— RECORD EXCERPTS —
(begin)

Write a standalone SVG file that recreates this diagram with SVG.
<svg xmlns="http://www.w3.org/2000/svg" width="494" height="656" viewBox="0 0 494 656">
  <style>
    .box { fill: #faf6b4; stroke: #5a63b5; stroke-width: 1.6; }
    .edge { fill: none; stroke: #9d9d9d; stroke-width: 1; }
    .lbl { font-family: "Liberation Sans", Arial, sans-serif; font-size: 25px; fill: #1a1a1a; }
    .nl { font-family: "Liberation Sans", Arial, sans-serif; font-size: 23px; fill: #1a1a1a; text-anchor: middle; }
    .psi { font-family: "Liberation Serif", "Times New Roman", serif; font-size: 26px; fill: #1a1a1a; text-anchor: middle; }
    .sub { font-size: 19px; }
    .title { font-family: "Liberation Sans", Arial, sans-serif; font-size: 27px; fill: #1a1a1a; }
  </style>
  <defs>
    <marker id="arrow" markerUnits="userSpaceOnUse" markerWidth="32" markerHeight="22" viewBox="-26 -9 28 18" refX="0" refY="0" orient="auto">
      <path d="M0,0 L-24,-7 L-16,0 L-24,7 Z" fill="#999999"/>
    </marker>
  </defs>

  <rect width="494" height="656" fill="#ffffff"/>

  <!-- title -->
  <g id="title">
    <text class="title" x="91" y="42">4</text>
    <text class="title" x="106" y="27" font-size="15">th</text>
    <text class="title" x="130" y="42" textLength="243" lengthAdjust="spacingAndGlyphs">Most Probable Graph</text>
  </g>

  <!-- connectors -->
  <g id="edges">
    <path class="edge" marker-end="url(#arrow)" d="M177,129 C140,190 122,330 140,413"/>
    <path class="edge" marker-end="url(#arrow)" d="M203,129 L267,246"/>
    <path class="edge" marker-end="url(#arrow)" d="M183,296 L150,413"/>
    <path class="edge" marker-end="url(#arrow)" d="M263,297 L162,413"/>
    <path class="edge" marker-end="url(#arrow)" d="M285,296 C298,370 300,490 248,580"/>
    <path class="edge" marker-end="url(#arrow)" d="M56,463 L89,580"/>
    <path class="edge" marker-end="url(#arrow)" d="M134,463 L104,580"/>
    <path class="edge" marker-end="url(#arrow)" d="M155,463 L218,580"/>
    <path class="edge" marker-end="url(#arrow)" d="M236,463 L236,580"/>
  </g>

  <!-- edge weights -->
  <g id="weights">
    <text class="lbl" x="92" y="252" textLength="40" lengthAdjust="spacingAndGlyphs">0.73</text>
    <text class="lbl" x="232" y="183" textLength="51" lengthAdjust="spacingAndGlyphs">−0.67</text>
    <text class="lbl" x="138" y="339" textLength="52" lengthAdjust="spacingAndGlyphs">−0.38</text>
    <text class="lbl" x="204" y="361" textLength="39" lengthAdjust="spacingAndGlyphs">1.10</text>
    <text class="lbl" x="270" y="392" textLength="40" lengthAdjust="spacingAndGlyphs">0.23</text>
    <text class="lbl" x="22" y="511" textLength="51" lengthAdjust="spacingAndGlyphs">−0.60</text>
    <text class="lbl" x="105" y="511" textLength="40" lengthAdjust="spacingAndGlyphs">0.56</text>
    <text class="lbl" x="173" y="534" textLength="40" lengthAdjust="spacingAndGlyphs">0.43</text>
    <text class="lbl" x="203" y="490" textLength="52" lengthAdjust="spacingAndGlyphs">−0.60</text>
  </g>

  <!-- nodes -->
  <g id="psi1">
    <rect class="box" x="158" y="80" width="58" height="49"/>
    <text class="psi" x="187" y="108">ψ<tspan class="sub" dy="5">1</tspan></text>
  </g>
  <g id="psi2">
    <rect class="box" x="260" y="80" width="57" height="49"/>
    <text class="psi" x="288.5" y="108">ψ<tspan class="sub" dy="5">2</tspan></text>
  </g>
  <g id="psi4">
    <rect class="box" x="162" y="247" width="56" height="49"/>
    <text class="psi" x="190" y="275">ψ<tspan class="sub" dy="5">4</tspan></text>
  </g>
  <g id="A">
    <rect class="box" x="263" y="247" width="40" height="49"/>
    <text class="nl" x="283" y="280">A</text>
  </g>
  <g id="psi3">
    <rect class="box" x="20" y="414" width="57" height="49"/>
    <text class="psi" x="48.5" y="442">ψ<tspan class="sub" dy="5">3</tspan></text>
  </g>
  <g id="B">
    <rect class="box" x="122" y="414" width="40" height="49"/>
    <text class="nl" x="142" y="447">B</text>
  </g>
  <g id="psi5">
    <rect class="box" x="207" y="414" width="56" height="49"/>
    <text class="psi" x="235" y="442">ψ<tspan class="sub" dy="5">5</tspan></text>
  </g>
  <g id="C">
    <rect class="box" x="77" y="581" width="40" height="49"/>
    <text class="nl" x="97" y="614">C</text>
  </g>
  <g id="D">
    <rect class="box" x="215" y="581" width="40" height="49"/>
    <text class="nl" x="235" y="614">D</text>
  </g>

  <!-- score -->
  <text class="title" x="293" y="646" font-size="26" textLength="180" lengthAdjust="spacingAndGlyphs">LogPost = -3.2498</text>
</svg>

(end)
(begin)

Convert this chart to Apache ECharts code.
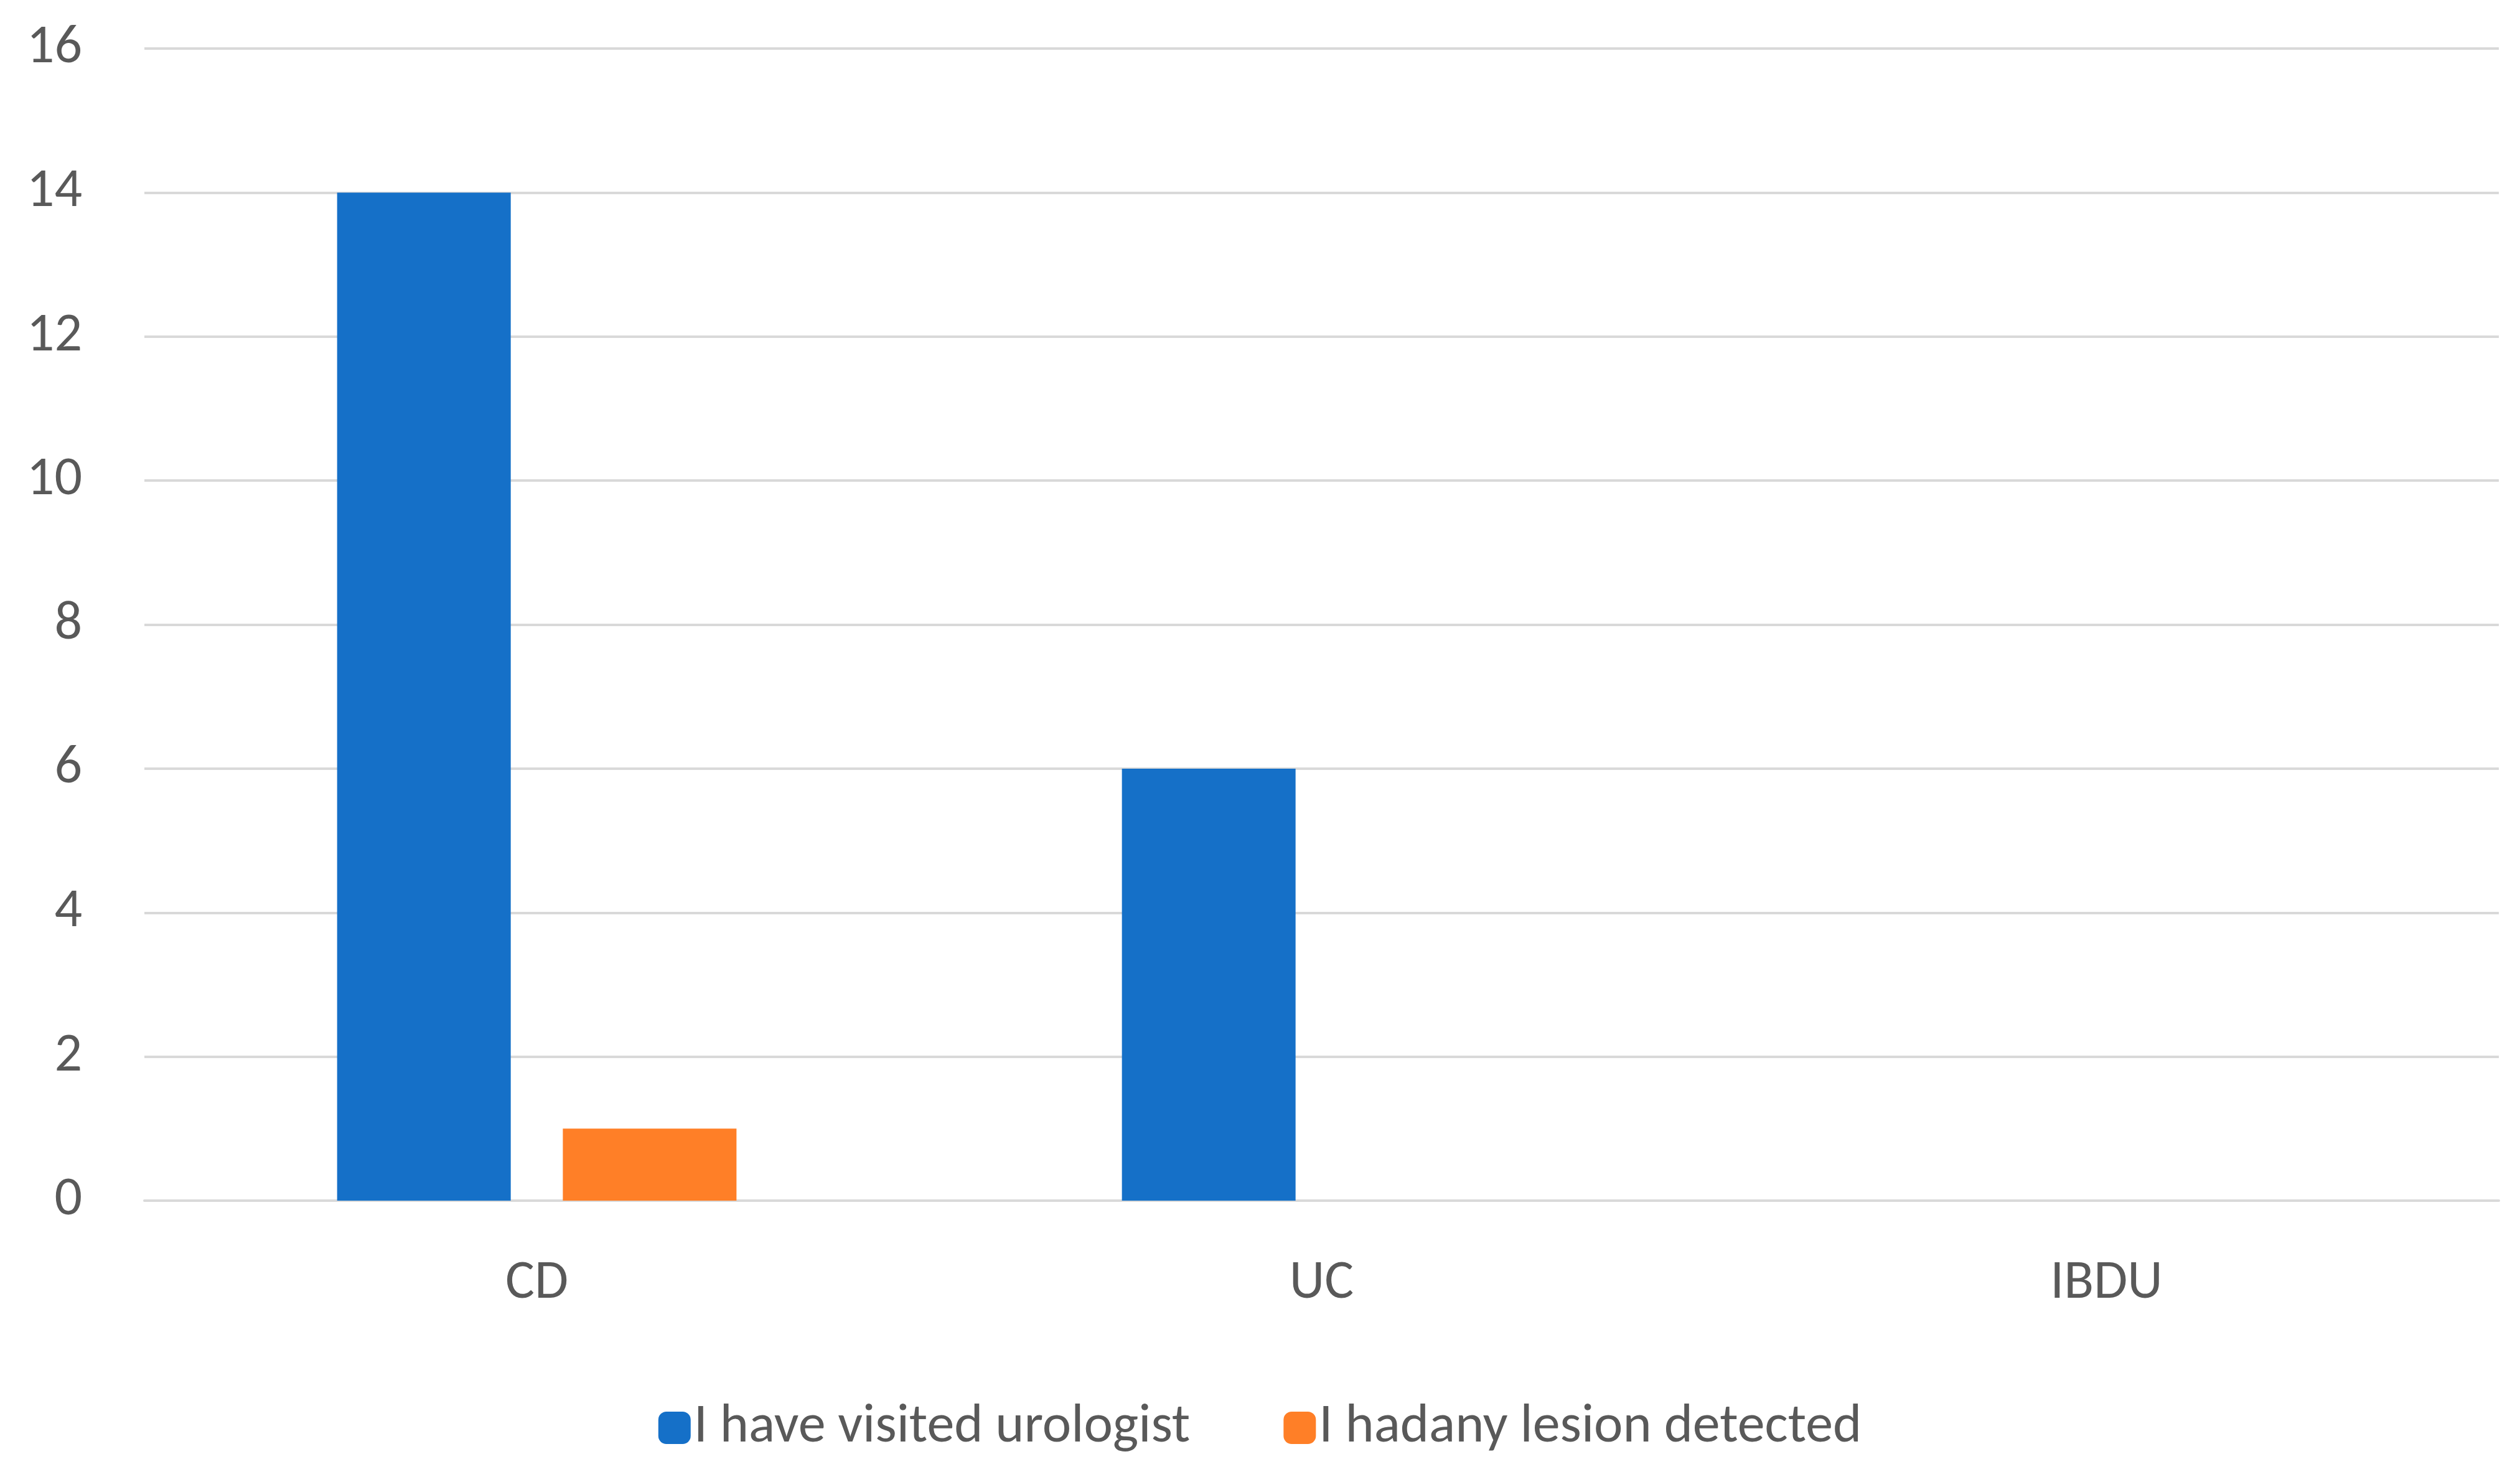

(end)
(begin)

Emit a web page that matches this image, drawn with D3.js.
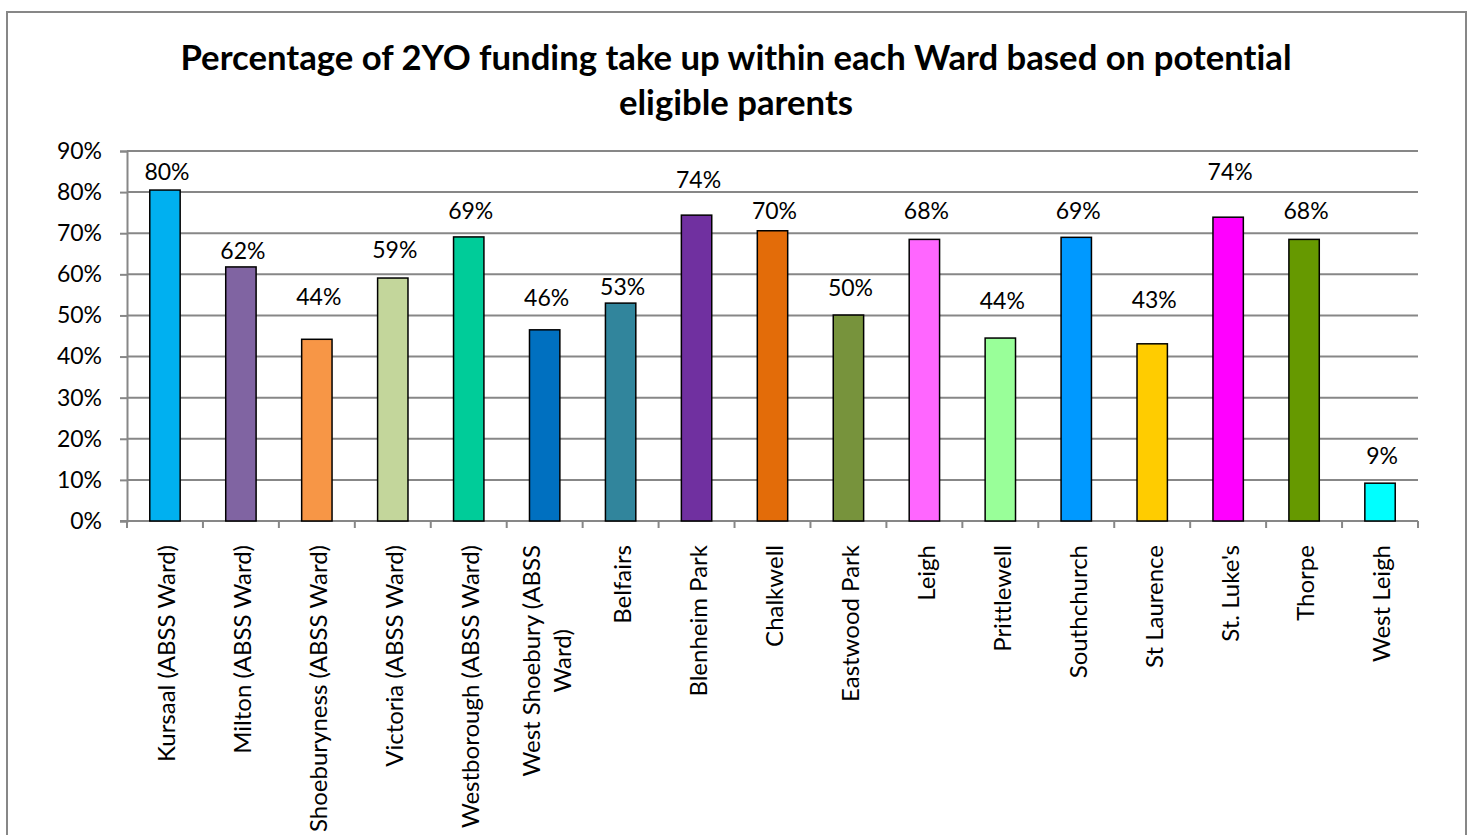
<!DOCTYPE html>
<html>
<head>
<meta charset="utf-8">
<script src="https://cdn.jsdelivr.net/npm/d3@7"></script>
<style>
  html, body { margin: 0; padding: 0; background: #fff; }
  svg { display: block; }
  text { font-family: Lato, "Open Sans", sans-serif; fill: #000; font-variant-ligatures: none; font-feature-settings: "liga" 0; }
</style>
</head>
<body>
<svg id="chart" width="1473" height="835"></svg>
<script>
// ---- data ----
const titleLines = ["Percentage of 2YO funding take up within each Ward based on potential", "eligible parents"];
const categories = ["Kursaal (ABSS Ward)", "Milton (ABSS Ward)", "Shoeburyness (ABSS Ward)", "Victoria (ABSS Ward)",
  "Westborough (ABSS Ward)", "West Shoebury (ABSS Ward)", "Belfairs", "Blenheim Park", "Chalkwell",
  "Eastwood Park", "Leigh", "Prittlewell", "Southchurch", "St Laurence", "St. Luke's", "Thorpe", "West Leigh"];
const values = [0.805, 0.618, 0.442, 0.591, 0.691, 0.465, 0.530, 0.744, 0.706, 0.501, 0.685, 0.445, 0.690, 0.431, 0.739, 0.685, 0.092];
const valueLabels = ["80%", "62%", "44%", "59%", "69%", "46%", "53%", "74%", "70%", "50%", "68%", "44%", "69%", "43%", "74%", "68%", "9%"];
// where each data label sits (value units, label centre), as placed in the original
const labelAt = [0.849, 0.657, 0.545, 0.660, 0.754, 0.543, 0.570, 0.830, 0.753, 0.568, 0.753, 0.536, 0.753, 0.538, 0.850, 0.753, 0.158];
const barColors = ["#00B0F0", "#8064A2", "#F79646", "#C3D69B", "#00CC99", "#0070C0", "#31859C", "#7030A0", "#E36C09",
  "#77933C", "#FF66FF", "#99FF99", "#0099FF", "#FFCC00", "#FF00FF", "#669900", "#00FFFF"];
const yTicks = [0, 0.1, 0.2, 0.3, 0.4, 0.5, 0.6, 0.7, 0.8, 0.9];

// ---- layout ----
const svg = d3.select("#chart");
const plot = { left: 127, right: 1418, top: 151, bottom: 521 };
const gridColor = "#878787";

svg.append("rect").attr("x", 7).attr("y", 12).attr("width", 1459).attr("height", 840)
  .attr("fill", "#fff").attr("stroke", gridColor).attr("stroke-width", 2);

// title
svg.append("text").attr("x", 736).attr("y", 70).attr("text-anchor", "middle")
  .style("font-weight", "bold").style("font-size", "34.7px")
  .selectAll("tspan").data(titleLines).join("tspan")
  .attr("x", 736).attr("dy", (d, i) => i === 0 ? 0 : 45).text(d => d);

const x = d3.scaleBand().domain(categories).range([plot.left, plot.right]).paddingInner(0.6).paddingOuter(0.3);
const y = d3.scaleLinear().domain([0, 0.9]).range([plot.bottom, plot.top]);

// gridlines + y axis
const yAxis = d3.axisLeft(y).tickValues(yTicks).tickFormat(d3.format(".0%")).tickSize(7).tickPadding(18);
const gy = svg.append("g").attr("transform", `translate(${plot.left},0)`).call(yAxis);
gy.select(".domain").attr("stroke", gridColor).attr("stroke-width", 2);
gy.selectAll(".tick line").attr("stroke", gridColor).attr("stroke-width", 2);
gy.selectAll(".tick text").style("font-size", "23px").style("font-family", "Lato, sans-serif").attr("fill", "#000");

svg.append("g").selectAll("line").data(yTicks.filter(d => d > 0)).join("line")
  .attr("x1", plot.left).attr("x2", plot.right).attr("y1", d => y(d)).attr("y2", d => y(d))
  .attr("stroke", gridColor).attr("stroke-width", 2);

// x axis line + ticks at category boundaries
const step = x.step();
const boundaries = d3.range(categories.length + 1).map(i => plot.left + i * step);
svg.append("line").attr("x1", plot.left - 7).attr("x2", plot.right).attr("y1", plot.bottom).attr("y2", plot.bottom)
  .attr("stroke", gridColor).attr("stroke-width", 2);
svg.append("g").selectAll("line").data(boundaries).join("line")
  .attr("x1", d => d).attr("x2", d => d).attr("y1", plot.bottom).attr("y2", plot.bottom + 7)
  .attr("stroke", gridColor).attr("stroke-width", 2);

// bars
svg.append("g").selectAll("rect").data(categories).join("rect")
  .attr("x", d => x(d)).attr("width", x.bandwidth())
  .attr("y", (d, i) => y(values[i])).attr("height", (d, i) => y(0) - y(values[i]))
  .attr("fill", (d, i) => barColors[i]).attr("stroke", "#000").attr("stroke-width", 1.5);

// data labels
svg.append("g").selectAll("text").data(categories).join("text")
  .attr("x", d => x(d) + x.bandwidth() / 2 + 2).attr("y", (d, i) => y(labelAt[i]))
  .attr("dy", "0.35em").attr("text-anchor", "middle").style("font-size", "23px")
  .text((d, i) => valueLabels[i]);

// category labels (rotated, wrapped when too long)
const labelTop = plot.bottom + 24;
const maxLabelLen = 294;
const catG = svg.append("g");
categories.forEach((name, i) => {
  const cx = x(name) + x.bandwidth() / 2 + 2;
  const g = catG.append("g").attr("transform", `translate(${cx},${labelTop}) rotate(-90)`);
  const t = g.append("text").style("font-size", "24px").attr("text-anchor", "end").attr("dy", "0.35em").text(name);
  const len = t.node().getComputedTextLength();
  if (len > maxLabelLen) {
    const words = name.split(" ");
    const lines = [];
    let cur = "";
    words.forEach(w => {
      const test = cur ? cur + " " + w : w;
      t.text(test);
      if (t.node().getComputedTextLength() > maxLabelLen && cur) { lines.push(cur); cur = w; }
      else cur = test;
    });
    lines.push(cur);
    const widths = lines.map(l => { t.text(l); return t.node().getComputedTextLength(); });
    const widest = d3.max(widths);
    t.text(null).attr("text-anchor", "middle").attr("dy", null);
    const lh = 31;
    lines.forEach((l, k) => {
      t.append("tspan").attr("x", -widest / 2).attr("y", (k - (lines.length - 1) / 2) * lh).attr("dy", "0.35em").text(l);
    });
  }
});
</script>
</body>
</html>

(end)

— REQUIREMENT —
Every line above that contains the word "this" should be reported.

— WRITTEN RESPONSE —
Write a standalone SVG file that recreates this diagram with SVG.
Convert this chart to Apache ECharts code.
Emit a web page that matches this image, drawn with D3.js.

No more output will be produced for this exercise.